Tanpa mengurangi 'respek' terhadap para guru tempo dulu itu, saya berpikir, tidak salah juga jika kita coba membuat semacam plus dan minus dari metode yang mengandalkan 'rotan' itu. Apakah metode itu masih relevan atau selaras dengan perkembangan zaman di mana unsur martabat manusia begitu diagungkan saat ini?
Benar bahwa keberhasilan yang kita 'tuai' saat ini, sebagiannya merupakan buah dari penggunaan rotan secara konsisten dari para guru itu. Tetapi, tidak dengan itu, kita menerima begitu saja 'cara merotani' itu, dan mewariskannya atau menerapkannya dalam 'mendidik' anak zaman now.
Perlu disadari bahwa manusia bukan makhluk infra-human (hewan dan tumbuhan). Mendidik manusia, dengan demikian tak sama dengan "menggembleng" hewan. Karena itu, sanksi fisik yang menjurus ke actus penganiayaan tak bisa dibenarkan.
Memberi hukuman fisik kepada siswa dengan motif dan intensi mulia sekalipun, hemat saya tidak untuk menghilangkan dimensi "keburukan" (malum) dalam aksi tersebut.
Jadi, jika diteropong dari dampak perkembangan psikologis anak, merotani siswa sama sekali tak 'menghadirkan emas kebaikan' bagi anak. Justru, pada ujung rotan itu, neraka kebencian menyala terang. Ujung rotan berpotensi menghadirkan trauma psikologis yang sulit disembuhkan.
Pada sisi yang lain, pertanyaannya adalah apakah tindakan memukul siswa merupakan salah satu elemen substansial dalam kurikulum formasi personalitas manusia? Apakah aksi pemukulan itu merupakan sarana yang efektif dalam mengubah karakter siswa?
Saya pikir, sebagai seorang manusia plus guru profesional kita tak mengalami defisit stok cara mendidik yang kreatif dan produktif.
Kita mengasuh dan mendidik manusia dengan "hati", bukan emosi. Jika aspek emosionalitas sangat dominan maka, aspek edukatif akan ternoda sebab kita menabur kebencian dalam diri siswa. Padahal, pendidikan merupakan investasi manusiawi yang sarat dengan nilai-nilai positif.

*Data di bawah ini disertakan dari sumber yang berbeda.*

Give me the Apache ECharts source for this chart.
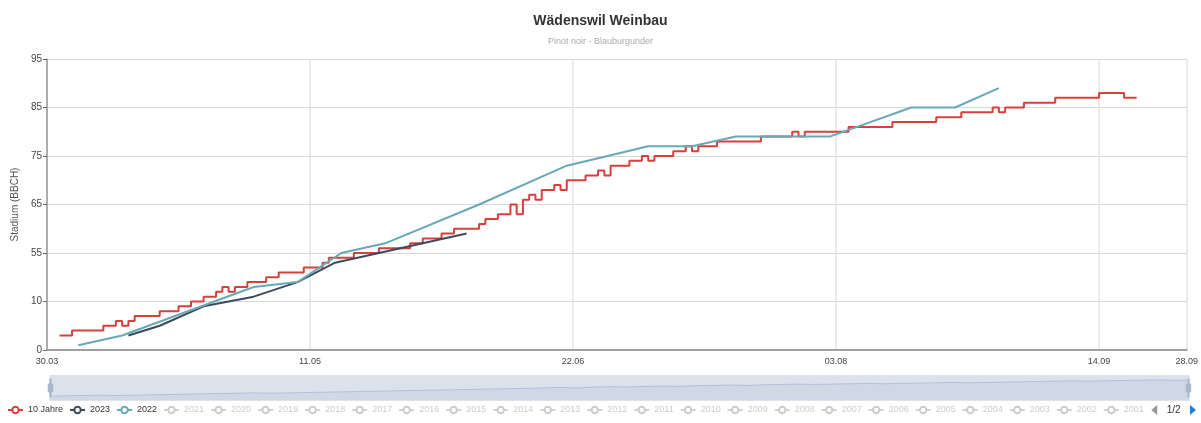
<!DOCTYPE html>
<html>
<head>
<meta charset="utf-8">
<script src="https://cdn.jsdelivr.net/npm/echarts/dist/echarts.min.js"></script>
<style>
html,body{margin:0;padding:0;background:#fff;}
#chart{width:1201px;height:423px;}
</style>
</head>
<body>
<div id="chart"></div>
<script>
// ---- data (x = days since 30.03, y = BBCH stage position on the axis) ----
const yTickLabels = ['0', '10', '55', '65', '75', '85', '95'];

const redDays  = [2,4,9,11,12,13,14,18,21,23,25,27,28,29,30,32,35,37,41,44,45,49,53,58,60,63,65,69,70,72,74,75,76,77,78,79,81,82,83,86,88,89,90,93,95,96,97,100,102,103,104,107,114,119,120,121,128,135,142,146,151,152,153,156,161,168,172,174];
const redStage = [3,4,5,6,5,6,7,8,9,10,11,12,13,12,13,14,15,16,17,18,19,20,21,22,23,24,25,26,27,28,30,28,31,32,31,33,34,33,35,36,37,36,38,39,40,39,40,41,42,41,42,43,44,45,44,45,46,47,48,49,50,49,50,51,52,53,52,52];

const y2023Days  = [13,18,25,33,40,46,53,60,67];
const y2023Stage = [3,5,9,11,14,18,20,22,24];

const y2022Days  = [5,12,33,40,47,54,69,83,96,103,110,125,138,145,152];
const y2022Stage = [1,3,13,14,20,22,30,38,42,42,44,44,50,50,54];

const otherYears = ['2021','2020','2019','2018','2017','2016','2015','2014','2013','2012','2011','2010','2009','2008','2007','2006','2005','2004','2003','2002','2001','2000','1999','1998','1997'];

// ---- helpers ----
function pad(n){return (n<10?'0':'')+n;}
function dayLabel(d){const t=new Date(Date.UTC(2023,2,30+Math.round(d)));return pad(t.getUTCDate())+'.'+pad(t.getUTCMonth()+1);}
function zip(xs, ys){return xs.map((x,i)=>[x, ys[i]]);}

const FONT = "'Liberation Sans',Arial,sans-serif";
const RED = '#d6403d', DARK = '#3b4a5c', TEAL = '#68a9b5';

const series = [
  {name:'10 Jahre', type:'line', step:'end', data: zip(redDays, redStage), color: RED,
   symbol:'emptyCircle', symbolSize:6, showSymbol:false, lineStyle:{width:2}},
  {name:'2023', type:'line', data: zip(y2023Days, y2023Stage), color: DARK,
   symbol:'emptyCircle', symbolSize:6, showSymbol:false, lineStyle:{width:2}},
  {name:'2022', type:'line', data: zip(y2022Days, y2022Stage), color: TEAL,
   symbol:'emptyCircle', symbolSize:6, showSymbol:false, lineStyle:{width:2}}
];
const selected = {};
otherYears.forEach(y => {
  series.push({name:y, type:'line', data:[], symbol:'emptyCircle', symbolSize:6, showSymbol:false, color:'#999'});
  selected[y] = false;
});

const chart = echarts.init(document.getElementById('chart'), null, {renderer:'canvas'});
chart.setOption({
  animation:false,
  textStyle:{fontFamily:FONT},
  title:{
    text:'Wädenswil Weinbau', subtext:'Pinot noir - Blauburgunder',
    left:'center', top:9, itemGap:9,
    textStyle:{fontSize:14, fontWeight:'bold', color:'#333', fontFamily:FONT},
    subtextStyle:{fontSize:9, color:'#aaa', fontFamily:FONT}
  },
  grid:{left:47, right:14, top:59, bottom:73, containLabel:false},
  xAxis:{
    type:'value', min:0, max:182, interval:42,
    axisLine:{lineStyle:{color:'#a0a0a0', width:2}},
    axisTick:{show:false},
    axisLabel:{formatter:dayLabel, color:'#444', fontSize:9, fontFamily:FONT, margin:7},
    splitLine:{show:true, lineStyle:{color:'#e4e4e4', width:1.5}}
  },
  yAxis:{
    type:'value', min:0, max:60, interval:10,
    name:'Stadium (BBCH)', nameLocation:'middle', nameGap:17,
    nameTextStyle:{fontSize:10, color:'#555', fontFamily:FONT},
    axisLine:{show:true, lineStyle:{color:'#999', width:1.5}},
    axisTick:{show:true, length:4, lineStyle:{color:'#666'}},
    axisLabel:{formatter:v => yTickLabels[Math.round(v/10)], color:'#444', fontSize:10, fontFamily:FONT, margin:5},
    splitLine:{show:true, lineStyle:{color:'#d8d8d8', width:1}}
  },
  dataZoom:[{
    type:'slider', xAxisIndex:0, start:0, end:100,
    left:47, right:14, bottom:22, height:26,
    backgroundColor:'rgba(47,69,84,0)', borderColor:'#dde3ea',
    fillerColor:'rgba(167,183,204,0.4)',
    dataBackground:{lineStyle:{color:'#b5c0cf', width:0.5, opacity:0.6}, areaStyle:{color:'#b5c0cf', opacity:0.4}},
    handleIcon:'M8.2,13.6V3.9H6.3v9.7H3.1v14.9h3.3v9.7h1.8v-9.7h3.3V13.6H8.2z M9.7,24.4H4.8v-1.4h4.9V24.4z M9.7,19.1H4.8v-1.4h4.9V19.1z',
    handleSize:'70%', handleStyle:{color:'#a7b7cc', borderColor:'#a7b7cc'},
    moveHandleSize:0, brushSelect:false, showDetail:false
  }],
  legend:{
    type:'scroll', orient:'horizontal', left:2, right:4, bottom:3,
    itemWidth:15, itemHeight:8, itemGap:6,
    textStyle:{fontSize:9, color:'#333', fontFamily:FONT},
    inactiveColor:'#ccc',
    pageIconColor:'#1a7fd6', pageIconInactiveColor:'#999', pageIconSize:10,
    pageTextStyle:{fontSize:10, color:'#333', fontFamily:FONT},
    selected:selected,
    data:series.map(s=>s.name)
  },
  series:series
});
</script>
</body>
</html>
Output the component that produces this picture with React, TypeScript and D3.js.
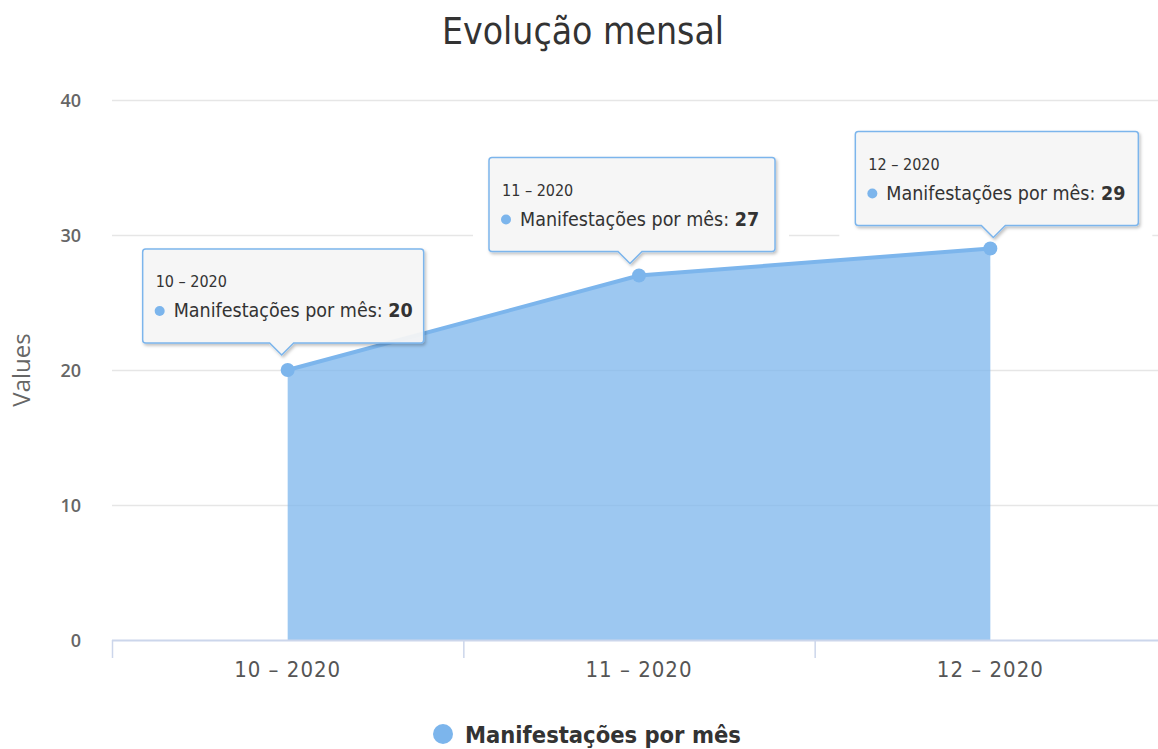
import React, { useEffect, useRef } from "react";
import * as d3 from "d3";

const categories = ["10 - 2020", "11 - 2020", "12 - 2020"];
const values = [20, 27, 29];
const yTicks = [0, 10, 20, 30, 40];
const seriesName = "Manifestações por mês";
const title = "Evolução mensal";
const yTitle = "Values";

// tooltip placement relative to each point (box left, box width, tip offset)
const tipLayout = [
  { left: -145, width: 281, tipDx: -6, tipDy: -15 },
  { left: -150, width: 286, tipDx: -9, tipDy: -12 },
  { left: -135, width: 283, tipDx: 3, tipDy: -11 },
];

const W = 1158;
const H = 749;
const COLOR = "#7cb5ec";
const NARROW = "'DejaVu Sans Condensed', 'Liberation Sans Narrow', 'Roboto Condensed', sans-serif";

const App = () => {
  const ref = useRef<SVGSVGElement>(null);

  useEffect(() => {
    const svg = d3.select(ref.current);
    svg.selectAll("*").remove();

    const x = d3.scaleBand().domain(categories).range([112, 1166]).padding(0);
    const y = d3.scaleLinear().domain([0, 40]).range([640, 100]);
    const cx = (c: string) => (x(c) as number) + x.bandwidth() / 2;

    const defs = svg.append("defs");
    const f = defs
      .append("filter")
      .attr("id", "shadow")
      .attr("x", "-10%")
      .attr("y", "-10%")
      .attr("width", "120%")
      .attr("height", "130%");
    f.append("feDropShadow")
      .attr("dx", 1.5)
      .attr("dy", 2)
      .attr("stdDeviation", 1.5)
      .attr("flood-color", "#000")
      .attr("flood-opacity", 0.25);

    // title
    svg
      .append("text")
      .attr("x", 583)
      .attr("y", 44)
      .attr("text-anchor", "middle")
      .style("font-family", NARROW)
      .style("font-size", "37px")
      .style("fill", "#333")
      .text(title);

    // grid
    svg
      .append("g")
      .selectAll("line")
      .data(yTicks.filter((t) => t > 0))
      .join("line")
      .attr("x1", 112)
      .attr("x2", W)
      .attr("y1", (d) => y(d) + 0.5)
      .attr("y2", (d) => y(d) + 0.5)
      .attr("stroke", "#e6e6e6")
      .attr("stroke-width", 1.5);

    const pts = categories.map((c, i) => ({ c, v: values[i] }));

    // white backing of tooltips (hides grid behind them)
    const back = svg.append("g");
    pts.forEach((d, i) => {
      const L = tipLayout[i];
      const px = cx(d.c);
      const py = y(d.v);
      const b = py + L.tipDy - 12;
      const t = b - 94;
      back
        .append("rect")
        .attr("x", px + L.left - 16)
        .attr("y", t)
        .attr("width", L.width + 30)
        .attr("height", 94 + 14)
        .attr("fill", "#fff");
    });

    // y labels
    svg
      .append("g")
      .selectAll("text")
      .data(yTicks)
      .join("text")
      .attr("x", 81)
      .attr("y", (d) => y(d) + 7)
      .attr("text-anchor", "end")
      .style("font-family", "'Open Sans', sans-serif")
      .style("font-weight", 600)
      .style("font-size", "18px")
      .style("fill", "#666")
      .text((d) => d);

    svg
      .append("text")
      .attr("transform", `translate(30, ${y(20)}) rotate(-90)`)
      .attr("text-anchor", "middle")
      .style("font-family", "'Open Sans', sans-serif")
      .style("font-size", "24px")
      .style("fill", "#666")
      .text(yTitle);

    // area + line
    const area = d3
      .area<{ c: string; v: number }>()
      .x((d) => cx(d.c))
      .y0(y(0))
      .y1((d) => y(d.v));
    const line = d3
      .line<{ c: string; v: number }>()
      .x((d) => cx(d.c))
      .y((d) => y(d.v));

    svg
      .append("path")
      .datum(pts)
      .attr("d", area)
      .attr("fill", COLOR)
      .attr("fill-opacity", 0.75);
    svg
      .append("path")
      .datum(pts)
      .attr("d", line)
      .attr("fill", "none")
      .attr("stroke", COLOR)
      .attr("stroke-width", 4);

    // x axis
    const ax = svg.append("g");
    ax.append("line")
      .attr("x1", 112)
      .attr("x2", W)
      .attr("y1", 640.5)
      .attr("y2", 640.5)
      .attr("stroke", "#ccd6eb")
      .attr("stroke-width", 2);
    ax.selectAll(".tick")
      .data(categories)
      .join("line")
      .attr("class", "tick")
      .attr("x1", (d) => (x(d) as number) + 0.5)
      .attr("x2", (d) => (x(d) as number) + 0.5)
      .attr("y1", 640)
      .attr("y2", 658)
      .attr("stroke", "#ccd6eb")
      .attr("stroke-width", 1.5);
    ax.selectAll(".lbl")
      .data(categories)
      .join("text")
      .attr("class", "lbl")
      .attr("x", (d) => cx(d))
      .attr("y", 677)
      .attr("text-anchor", "middle")
      .style("font-family", NARROW)
      .style("font-size", "22px")
      .style("letter-spacing", "1px")
      .style("fill", "#555")
      .text((d) => d.replace("-", "–"));

    // markers
    svg
      .append("g")
      .selectAll("circle")
      .data(pts)
      .join("circle")
      .attr("cx", (d) => cx(d.c))
      .attr("cy", (d) => y(d.v))
      .attr("r", 7)
      .attr("fill", COLOR);

    // tooltips
    const th = 94;
    const tg = svg.append("g");
    pts.forEach((d, i) => {
      const L = tipLayout[i];
      const px = cx(d.c);
      const py = y(d.v);
      const tipX = px + L.tipDx;
      const tipY = py + L.tipDy;
      const l = px + L.left;
      const r = l + L.width;
      const b = tipY - 12;
      const t = b - th;
      const rr = 3;
      const path = `M${l + rr},${t} H${r - rr} Q${r},${t} ${r},${t + rr} V${b - rr} Q${r},${b} ${r - rr},${b}
        H${tipX + 12} L${tipX},${tipY} L${tipX - 12},${b} H${l + rr} Q${l},${b} ${l},${b - rr} V${t + rr} Q${l},${t} ${l + rr},${t} Z`;
      const g = tg.append("g");
      g.append("path")
        .attr("d", path)
        .attr("fill", "rgba(247,247,247,0.92)")
        .attr("stroke", COLOR)
        .attr("stroke-width", 1.5)
        .attr("filter", "url(#shadow)");
      g.append("text")
        .attr("x", l + 13)
        .attr("y", t + 38)
        .style("font-family", NARROW)
        .style("font-size", "16px")
        .style("fill", "#333")
        .text(d.c.replace("-", "–"));
      g.append("circle")
        .attr("cx", l + 17)
        .attr("cy", t + 62)
        .attr("r", 5)
        .attr("fill", COLOR);
      const tx = g
        .append("text")
        .attr("x", l + 31)
        .attr("y", t + 68)
        .style("font-family", NARROW)
        .style("font-size", "19.5px")
        .style("fill", "#333");
      tx.append("tspan").text(`${seriesName}: `);
      tx.append("tspan").style("font-weight", "bold").text(d.v);
    });

    // legend
    svg
      .append("circle")
      .attr("cx", 443)
      .attr("cy", 734)
      .attr("r", 10)
      .attr("fill", COLOR);
    svg
      .append("text")
      .attr("x", 465)
      .attr("y", 743)
      .style("font-family", NARROW)
      .style("font-size", "23.5px")
      .style("font-weight", "bold")
      .style("fill", "#333")
      .text(seriesName);
  }, []);

  return (
    <svg
      ref={ref}
      width={W}
      height={H}
      style={{ position: "absolute", left: 0, top: 0, background: "#fff" }}
    ></svg>
  );
};

export default App;
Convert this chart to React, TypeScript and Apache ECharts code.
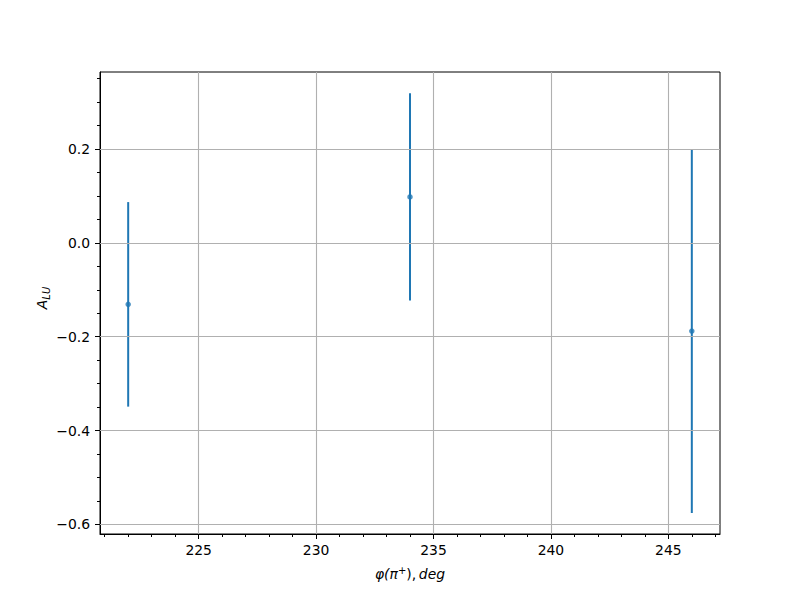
import React, { useEffect, useRef } from "react";
import * as echarts from "echarts";

const xValues = [222, 234, 246];
const yValues = [-0.131, 0.098, -0.188];
const yErrors = [0.218, 0.221, 0.388];

const xMajorTicks = [225, 230, 235, 240, 245];
const xMinorTicks = [221, 222, 223, 224, 226, 227, 228, 229, 231, 232, 233, 234, 236, 237, 238, 239, 241, 242, 243, 244, 246, 247];
const yMajorTicks = [-0.6, -0.4, -0.2, 0.0, 0.2];
const yMinorTicks = [-0.55, -0.5, -0.45, -0.35, -0.3, -0.25, -0.15, -0.1, -0.05, 0.05, 0.1, 0.15, 0.25, 0.3, 0.35];

const X_MIN = 220.8;
const X_MAX = 247.2;
const Y_MIN = -0.6205;
const Y_MAX = 0.3643;

const COLOR = "#1f77b4";
const FONT = "DejaVu Sans";

export default function App() {
  const ref = useRef<HTMLDivElement>(null);
  useEffect(() => {
    if (!ref.current) return;
    const chart = echarts.init(ref.current, null, { renderer: "svg" });
    const fmtY = (v: number) => {
      const s = Number(v).toFixed(1);
      return s.replace("-", "\u2212");
    };
    const errData = xValues.map((x, i) => [x, yValues[i] - yErrors[i], yValues[i] + yErrors[i]]);
    chart.setOption({
      animation: false,
      backgroundColor: "#ffffff",
      grid: {
        left: 100,
        right: 80,
        top: 72,
        bottom: 66,
        show: true,
        borderColor: "#000",
        borderWidth: 1,
        backgroundColor: "transparent",
      },
      xAxis: [
        {
          type: "value",
          min: X_MIN,
          max: X_MAX,
          position: "bottom",
          axisLine: { show: true, onZero: false, lineStyle: { color: "#000", width: 1 } },
          axisTick: { show: true, inside: false, length: 5, customValues: xMajorTicks, lineStyle: { color: "#000", width: 1 } },
          axisLabel: { show: true, customValues: xMajorTicks, margin: 9, color: "#000", fontFamily: FONT, fontSize: 13.9, formatter: (v: number) => String(v) },
          splitLine: { show: false },
        },
        {
          type: "value",
          min: X_MIN,
          max: X_MAX,
          position: "bottom",
          offset: 0,
          axisLine: { show: false, onZero: false },
          axisTick: { show: true, inside: false, length: 3, customValues: xMinorTicks, lineStyle: { color: "#000", width: 1 } },
          axisLabel: { show: false },
          splitLine: { show: false },
        },
      ],
      yAxis: [
        {
          type: "value",
          min: Y_MIN,
          max: Y_MAX,
          position: "left",
          axisLine: { show: true, onZero: false, lineStyle: { color: "#000", width: 1 } },
          axisTick: { show: true, inside: false, length: 5, customValues: yMajorTicks, lineStyle: { color: "#000", width: 1 } },
          axisLabel: { show: true, customValues: yMajorTicks, margin: 10, color: "#000", fontFamily: FONT, fontSize: 13.9, formatter: fmtY },
          splitLine: { show: false },
        },
        {
          type: "value",
          min: Y_MIN,
          max: Y_MAX,
          position: "left",
          offset: 0,
          axisLine: { show: false, onZero: false },
          axisTick: { show: true, inside: false, length: 3, customValues: yMinorTicks, lineStyle: { color: "#000", width: 1 } },
          axisLabel: { show: false },
          splitLine: { show: false },
        },
      ],
      series: [
        {
          type: "line",
          data: [],
          xAxisIndex: 0,
          yAxisIndex: 0,
          silent: true,
          z: 1,
          markLine: {
            silent: true,
            symbol: ["none", "none"],
            label: { show: false },
            lineStyle: { color: "#b0b0b0", width: 1.1, type: "solid" },
            animation: false,
            data: [
              ...xMajorTicks.map((v) => ({ xAxis: v })),
              ...yMajorTicks.map((v) => ({ yAxis: v })),
            ],
          },
        },
        {
          type: "custom",
          xAxisIndex: 0,
          yAxisIndex: 0,
          z: 3,
          data: errData,
          renderItem: (params: any, api: any) => {
            const x = api.value(0);
            const lo = api.coord([x, api.value(1)]);
            const hi = api.coord([x, api.value(2)]);
            return {
              type: "line",
              shape: { x1: lo[0], y1: lo[1], x2: hi[0], y2: hi[1] },
              style: { stroke: COLOR, lineWidth: 2 },
            };
          },
        },
        {
          type: "scatter",
          xAxisIndex: 0,
          yAxisIndex: 0,
          z: 4,
          symbol: "circle",
          symbolSize: 5.5,
          itemStyle: { color: COLOR },
          data: xValues.map((x, i) => [x, yValues[i]]),
        },
      ],
      graphic: [
        {
          type: "text",
          x: 410,
          y: 574,
          style: {
            text: "{i|\u03c6(\u03c0}{sup|+}{n|),\u2009}{i|deg}",
            align: "center",
            verticalAlign: "middle",
            fill: "#000",
            rich: {
              i: { fontFamily: FONT, fontStyle: "italic", fontSize: 13.9, fill: "#000" },
              n: { fontFamily: FONT, fontSize: 13.9, fill: "#000" },
              sup: { fontFamily: FONT, fontSize: 10, fill: "#000", padding: [0, 0, 8, 0] },
            },
          },
        },
        {
          type: "text",
          x: 42,
          y: 298,
          rotation: Math.PI / 2,
          style: {
            text: "{i|A}{sub|LU}",
            align: "center",
            verticalAlign: "middle",
            fill: "#000",
            rich: {
              i: { fontFamily: FONT, fontStyle: "italic", fontSize: 13.9, fill: "#000" },
              sub: { fontFamily: FONT, fontStyle: "italic", fontSize: 10, fill: "#000", padding: [8, 0, 0, 0] },
            },
          },
        },
      ],
    });
    return () => chart.dispose();
  }, []);
  return <div ref={ref} style={{ position: "fixed", left: 0, top: 0, width: 800, height: 600 }} />;
}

Kita memang tak menampik bahwa guru juga manusia. Namun, status kemanusiaan itu tidak bisa dijadikan alibi dan justifikasi atas cara-cara kontraproduktif yang kita terapkan dalam proses pembelajaran.
Justru sebaliknya, predikat manusia itu membuat kita berpikir elaboratif dan reflektif sehingga tidak terjebak dalam arus emosi yang dangkal dan sesaat.
Pedagogi kontemporer sangat optimis dengan kapasitas manusiawi yang dipunyai oleh para siswa. Bahwasannya dalam diri peserta didik terdapat potensi atau bakat untuk menjadi manusia. Tugas guru adalah mengarahkan bakat tersebut secara reguler dan teratur.
Kita tidak sedang menilai guru secara kolektif. Sudah jamak dipahami bahwa profesi guru itu sangat mulia. Namun, kemuliaan profesi itu tidak membuat profesi ini imun atau steril dari kritik publik.
Oleh karena itu, kasus ini menjadi pelajaran berharga agar para guru tidak tergoda untuk menggunakan cara-cara kekerasan dalam menyalurkan maksud dan motivasi yang mulia dalam benak para guru. Intensi dan motivasi yang suci, jika menggunakan cara yang kotor, tak banyak membantu untuk perwujudan niat tersebut.
*Sil Jon adalah warga Mabar. Tinggal di Watu Langkas.